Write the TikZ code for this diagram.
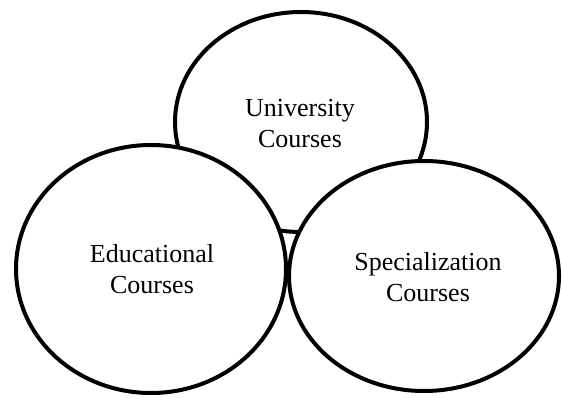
\documentclass[tikz,border=0pt]{standalone}
\usepackage{fontspec}
\setmainfont{Liberation Serif}
\usetikzlibrary{shapes.geometric}
\begin{document}
\begin{tikzpicture}[x=1pt,y=-1pt,
  ell/.style={ellipse, draw=black, fill=white, line width=4pt, inner sep=0pt},
  lbl/.style={align=center, font=\fontsize{26}{31}\selectfont, inner sep=0pt}]
\useasboundingbox (0,0) rectangle (562,398);
\node[ell, minimum width=252pt, minimum height=220pt] (U) at (301,122) {};
\node[ell, minimum width=270pt, minimum height=248pt] (E) at (151,269) {};
\node[ell, minimum width=270pt, minimum height=230pt] (S) at (424,276) {};
\node[lbl] (Ut) at (300,124) {University\\Courses};
\node[lbl] (Et) at (152,269) {Educational\\Courses};
\node[lbl] (St) at (428,277) {Specialization\\Courses};
\end{tikzpicture}
\end{document}
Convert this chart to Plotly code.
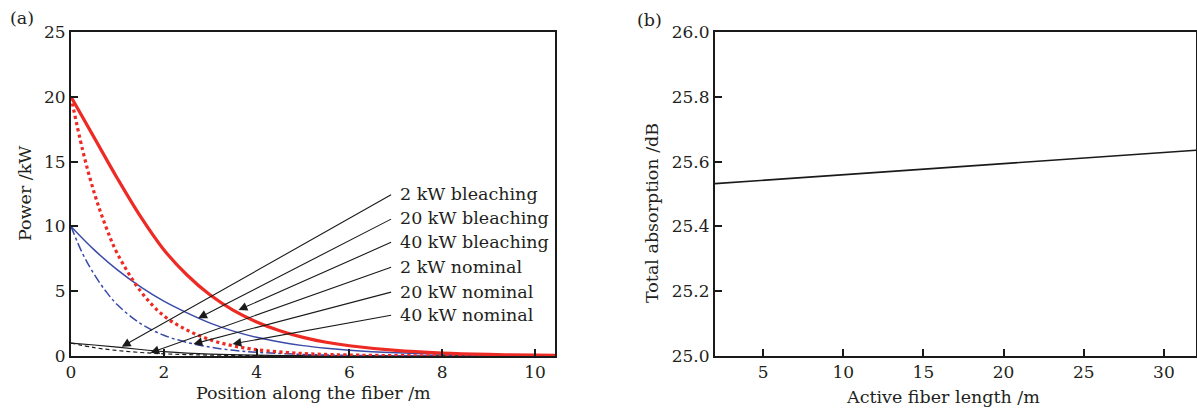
import plotly.graph_objects as go

# ---------------- data: panel (a) ----------------
pos_red_solid = [0, 0.5, 1, 1.5, 2, 2.5, 3, 3.5, 4, 4.5, 5, 5.5, 6, 7, 8, 9, 10, 10.45]
pow_red_solid = [20, 16.85, 13.7, 10.75, 8.2, 6.25, 4.7, 3.52, 2.63, 1.95, 1.44, 1.06, 0.79, 0.43, 0.23, 0.12, 0.06, 0.05]

pos_red_dot = [0, 0.25, 0.5, 0.75, 1, 1.5, 2, 2.5, 3, 3.5, 4, 5, 6, 7, 8, 10.45]
pow_red_dot = [20, 15.9, 12.6, 10.0, 7.9, 5.0, 3.1, 2.0, 1.25, 0.78, 0.49, 0.19, 0.075, 0.03, 0.012, 0.0]

pos_blue_solid = [0, 0.5, 1, 1.5, 2, 2.5, 3, 3.5, 4, 4.5, 5, 5.5, 6, 7, 8, 9, 10, 10.45]
pow_blue_solid = [10, 8.19, 6.64, 5.33, 4.23, 3.33, 2.54, 1.92, 1.44, 1.08, 0.80, 0.60, 0.45, 0.25, 0.14, 0.08, 0.044, 0.034]

pos_blue_dd = [0, 0.25, 0.5, 0.75, 1, 1.5, 2, 2.5, 3, 3.5, 4, 5, 6, 7, 8, 10.45]
pow_blue_dd = [10, 7.9, 6.3, 5.0, 3.95, 2.5, 1.6, 1.05, 0.68, 0.44, 0.29, 0.12, 0.05, 0.02, 0.01, 0.0]

pos_black_solid = [0, 0.5, 1, 1.5, 2, 2.5, 3, 4, 5, 6, 8, 10.45]
pow_black_solid = [1, 0.85, 0.68, 0.5, 0.34, 0.22, 0.14, 0.06, 0.025, 0.01, 0.003, 0.0]

pos_black_dash = [0, 0.5, 1, 1.5, 2, 2.5, 3, 4, 5, 10.45]
pow_black_dash = [1, 0.65, 0.42, 0.27, 0.17, 0.11, 0.07, 0.03, 0.01, 0.0]

labels = ["2 kW bleaching", "20 kW bleaching", "40 kW bleaching",
          "2 kW nominal", "20 kW nominal", "40 kW nominal"]
label_x = [7.05] * 6
label_y = [12.5, 10.62, 8.82, 6.89, 4.96, 3.16]
tail_x = [6.93] * 6
head_x = [1.095, 2.74, 3.61, 1.71, 2.64, 3.48]
head_y = [0.72, 2.91, 3.55, 0.25, 0.93, 0.93]

# ---------------- data: panel (b) ----------------
length_m = [2, 32]
absorption_db = [25.532, 25.635]

RED = "#ee2a24"
BLUE = "#3a4aa8"
BLACK = "#1a1a1a"
FONT = "DejaVu Serif"
TXT = "#231f20"
FS = 17
FS_T = 17.5

fig = go.Figure()

def add(x, y, color, width, dash, xa="x", ya="y"):
    fig.add_trace(go.Scatter(x=x, y=y, mode="lines", xaxis=xa, yaxis=ya,
                             line=dict(color=color, width=width, dash=dash, shape="spline", smoothing=1.0),
                             showlegend=False, hoverinfo="skip"))

add(pos_black_dash, pow_black_dash, BLACK, 1.2, "4px,3px")
add(pos_black_solid, pow_black_solid, BLACK, 1.2, "solid")
add(pos_blue_dd, pow_blue_dd, BLUE, 1.5, "dashdot")
add(pos_blue_solid, pow_blue_solid, BLUE, 1.5, "solid")
add(pos_red_dot, pow_red_dot, RED, 3.2, "dot")
add(pos_red_solid, pow_red_solid, RED, 3.2, "solid")

fig.add_trace(go.Scatter(x=length_m, y=absorption_db, mode="lines", xaxis="x2", yaxis="y2",
                         line=dict(color=BLACK, width=1.6), showlegend=False, hoverinfo="skip"))

W, H = 1197, 409
def px(v):
    return v / W
def py(v):
    return (H - v) / H

axis_common = dict(showline=True, linewidth=2, linecolor=BLACK, mirror=True,
                   ticks="inside", ticklen=7, tickwidth=2, tickcolor=BLACK,
                   showgrid=False, zeroline=False, automargin=False,
                   tickfont=dict(family=FONT, size=FS, color=TXT))

fig.update_layout(
    width=W, height=H,
    margin=dict(l=0, r=0, t=0, b=0, autoexpand=False),
    paper_bgcolor="white", plot_bgcolor="white",
    xaxis=dict(domain=[px(71), px(555)], range=[0, 10.43], tickvals=[0, 2, 4, 6, 8, 10],
               anchor="y", **axis_common),
    yaxis=dict(domain=[py(356), py(32)], range=[0, 25], tickvals=[0, 5, 10, 15, 20, 25],
               anchor="x", **axis_common),
    xaxis2=dict(domain=[px(715), px(1196)], range=[2, 32], tickvals=[5, 10, 15, 20, 25, 30],
                anchor="y2", **axis_common),
    yaxis2=dict(domain=[py(356), py(32)], range=[25, 26], tickvals=[25, 25.2, 25.4, 25.6, 25.8, 26],
                tickformat=".1f", anchor="x2", **axis_common),
)

ann = []
for lx, ly, txt in zip(label_x, label_y, labels):
    ann.append(dict(x=lx, y=ly, xref="x", yref="y", text=txt, showarrow=False,
                    xanchor="left", yanchor="middle", font=dict(family=FONT, size=FS_T, color=TXT)))
for tx, ty, hx, hy in zip(tail_x, label_y, head_x, head_y):
    ann.append(dict(x=hx, y=hy, xref="x", yref="y", ax=tx, ay=ty, axref="x", ayref="y",
                    text="", showarrow=True, arrowhead=2, arrowsize=1.6, arrowwidth=1.1,
                    arrowcolor=BLACK))

def title(x, y, text, angle=0):
    return dict(x=px(x), y=py(y), xref="paper", yref="paper", text=text, showarrow=False,
                xanchor="center", yanchor="middle", textangle=angle,
                font=dict(family=FONT, size=FS_T, color=TXT))

ann += [
    title(313, 393, "Position along the fiber /m"),
    title(25, 194, "Power /kW", -90),
    title(943, 397, "Active fiber length /m"),
    title(652, 213, "Total absorption /dB", -90),
    title(22, 18, "(a)"),
    title(649, 20, "(b)"),
]
fig.update_layout(annotations=ann)

fig.write_html("out.html", config={"displayModeBar": False, "staticPlot": True},
               post_script="document.body.style.margin='0px';document.body.style.overflow='hidden';")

***

Goal
Retype the whole listing, keeping every line identical and omitting all pictures.

Correct output
Write the TikZ code for this diagram.
\documentclass[tikz,border=0pt]{standalone}
\usepackage{fontspec}
\setmainfont{Liberation Serif}
\usetikzlibrary{shapes.geometric}
\begin{document}
\begin{tikzpicture}[x=1pt,y=-1pt,
  ell/.style={ellipse, draw=black, fill=white, line width=4pt, inner sep=0pt},
  lbl/.style={align=center, font=\fontsize{26}{31}\selectfont, inner sep=0pt}]
\useasboundingbox (0,0) rectangle (562,398);
\node[ell, minimum width=252pt, minimum height=220pt] (U) at (301,122) {};
\node[ell, minimum width=270pt, minimum height=248pt] (E) at (151,269) {};
\node[ell, minimum width=270pt, minimum height=230pt] (S) at (424,276) {};
\node[lbl] (Ut) at (300,124) {University\\Courses};
\node[lbl] (Et) at (152,269) {Educational\\Courses};
\node[lbl] (St) at (428,277) {Specialization\\Courses};
\end{tikzpicture}
\end{document}
Convert this chart to Plotly code.
import plotly.graph_objects as go

# ---------------- data: panel (a) ----------------
pos_red_solid = [0, 0.5, 1, 1.5, 2, 2.5, 3, 3.5, 4, 4.5, 5, 5.5, 6, 7, 8, 9, 10, 10.45]
pow_red_solid = [20, 16.85, 13.7, 10.75, 8.2, 6.25, 4.7, 3.52, 2.63, 1.95, 1.44, 1.06, 0.79, 0.43, 0.23, 0.12, 0.06, 0.05]

pos_red_dot = [0, 0.25, 0.5, 0.75, 1, 1.5, 2, 2.5, 3, 3.5, 4, 5, 6, 7, 8, 10.45]
pow_red_dot = [20, 15.9, 12.6, 10.0, 7.9, 5.0, 3.1, 2.0, 1.25, 0.78, 0.49, 0.19, 0.075, 0.03, 0.012, 0.0]

pos_blue_solid = [0, 0.5, 1, 1.5, 2, 2.5, 3, 3.5, 4, 4.5, 5, 5.5, 6, 7, 8, 9, 10, 10.45]
pow_blue_solid = [10, 8.19, 6.64, 5.33, 4.23, 3.33, 2.54, 1.92, 1.44, 1.08, 0.80, 0.60, 0.45, 0.25, 0.14, 0.08, 0.044, 0.034]

pos_blue_dd = [0, 0.25, 0.5, 0.75, 1, 1.5, 2, 2.5, 3, 3.5, 4, 5, 6, 7, 8, 10.45]
pow_blue_dd = [10, 7.9, 6.3, 5.0, 3.95, 2.5, 1.6, 1.05, 0.68, 0.44, 0.29, 0.12, 0.05, 0.02, 0.01, 0.0]

pos_black_solid = [0, 0.5, 1, 1.5, 2, 2.5, 3, 4, 5, 6, 8, 10.45]
pow_black_solid = [1, 0.85, 0.68, 0.5, 0.34, 0.22, 0.14, 0.06, 0.025, 0.01, 0.003, 0.0]

pos_black_dash = [0, 0.5, 1, 1.5, 2, 2.5, 3, 4, 5, 10.45]
pow_black_dash = [1, 0.65, 0.42, 0.27, 0.17, 0.11, 0.07, 0.03, 0.01, 0.0]

labels = ["2 kW bleaching", "20 kW bleaching", "40 kW bleaching",
          "2 kW nominal", "20 kW nominal", "40 kW nominal"]
label_x = [7.05] * 6
label_y = [12.5, 10.62, 8.82, 6.89, 4.96, 3.16]
tail_x = [6.93] * 6
head_x = [1.095, 2.74, 3.61, 1.71, 2.64, 3.48]
head_y = [0.72, 2.91, 3.55, 0.25, 0.93, 0.93]

# ---------------- data: panel (b) ----------------
length_m = [2, 32]
absorption_db = [25.532, 25.635]

RED = "#ee2a24"
BLUE = "#3a4aa8"
BLACK = "#1a1a1a"
FONT = "DejaVu Serif"
TXT = "#231f20"
FS = 17
FS_T = 17.5

fig = go.Figure()

def add(x, y, color, width, dash, xa="x", ya="y"):
    fig.add_trace(go.Scatter(x=x, y=y, mode="lines", xaxis=xa, yaxis=ya,
                             line=dict(color=color, width=width, dash=dash, shape="spline", smoothing=1.0),
                             showlegend=False, hoverinfo="skip"))

add(pos_black_dash, pow_black_dash, BLACK, 1.2, "4px,3px")
add(pos_black_solid, pow_black_solid, BLACK, 1.2, "solid")
add(pos_blue_dd, pow_blue_dd, BLUE, 1.5, "dashdot")
add(pos_blue_solid, pow_blue_solid, BLUE, 1.5, "solid")
add(pos_red_dot, pow_red_dot, RED, 3.2, "dot")
add(pos_red_solid, pow_red_solid, RED, 3.2, "solid")

fig.add_trace(go.Scatter(x=length_m, y=absorption_db, mode="lines", xaxis="x2", yaxis="y2",
                         line=dict(color=BLACK, width=1.6), showlegend=False, hoverinfo="skip"))

W, H = 1197, 409
def px(v):
    return v / W
def py(v):
    return (H - v) / H

axis_common = dict(showline=True, linewidth=2, linecolor=BLACK, mirror=True,
                   ticks="inside", ticklen=7, tickwidth=2, tickcolor=BLACK,
                   showgrid=False, zeroline=False, automargin=False,
                   tickfont=dict(family=FONT, size=FS, color=TXT))

fig.update_layout(
    width=W, height=H,
    margin=dict(l=0, r=0, t=0, b=0, autoexpand=False),
    paper_bgcolor="white", plot_bgcolor="white",
    xaxis=dict(domain=[px(71), px(555)], range=[0, 10.43], tickvals=[0, 2, 4, 6, 8, 10],
               anchor="y", **axis_common),
    yaxis=dict(domain=[py(356), py(32)], range=[0, 25], tickvals=[0, 5, 10, 15, 20, 25],
               anchor="x", **axis_common),
    xaxis2=dict(domain=[px(715), px(1196)], range=[2, 32], tickvals=[5, 10, 15, 20, 25, 30],
                anchor="y2", **axis_common),
    yaxis2=dict(domain=[py(356), py(32)], range=[25, 26], tickvals=[25, 25.2, 25.4, 25.6, 25.8, 26],
                tickformat=".1f", anchor="x2", **axis_common),
)

ann = []
for lx, ly, txt in zip(label_x, label_y, labels):
    ann.append(dict(x=lx, y=ly, xref="x", yref="y", text=txt, showarrow=False,
                    xanchor="left", yanchor="middle", font=dict(family=FONT, size=FS_T, color=TXT)))
for tx, ty, hx, hy in zip(tail_x, label_y, head_x, head_y):
    ann.append(dict(x=hx, y=hy, xref="x", yref="y", ax=tx, ay=ty, axref="x", ayref="y",
                    text="", showarrow=True, arrowhead=2, arrowsize=1.6, arrowwidth=1.1,
                    arrowcolor=BLACK))

def title(x, y, text, angle=0):
    return dict(x=px(x), y=py(y), xref="paper", yref="paper", text=text, showarrow=False,
                xanchor="center", yanchor="middle", textangle=angle,
                font=dict(family=FONT, size=FS_T, color=TXT))

ann += [
    title(313, 393, "Position along the fiber /m"),
    title(25, 194, "Power /kW", -90),
    title(943, 397, "Active fiber length /m"),
    title(652, 213, "Total absorption /dB", -90),
    title(22, 18, "(a)"),
    title(649, 20, "(b)"),
]
fig.update_layout(annotations=ann)

fig.write_html("out.html", config={"displayModeBar": False, "staticPlot": True},
               post_script="document.body.style.margin='0px';document.body.style.overflow='hidden';")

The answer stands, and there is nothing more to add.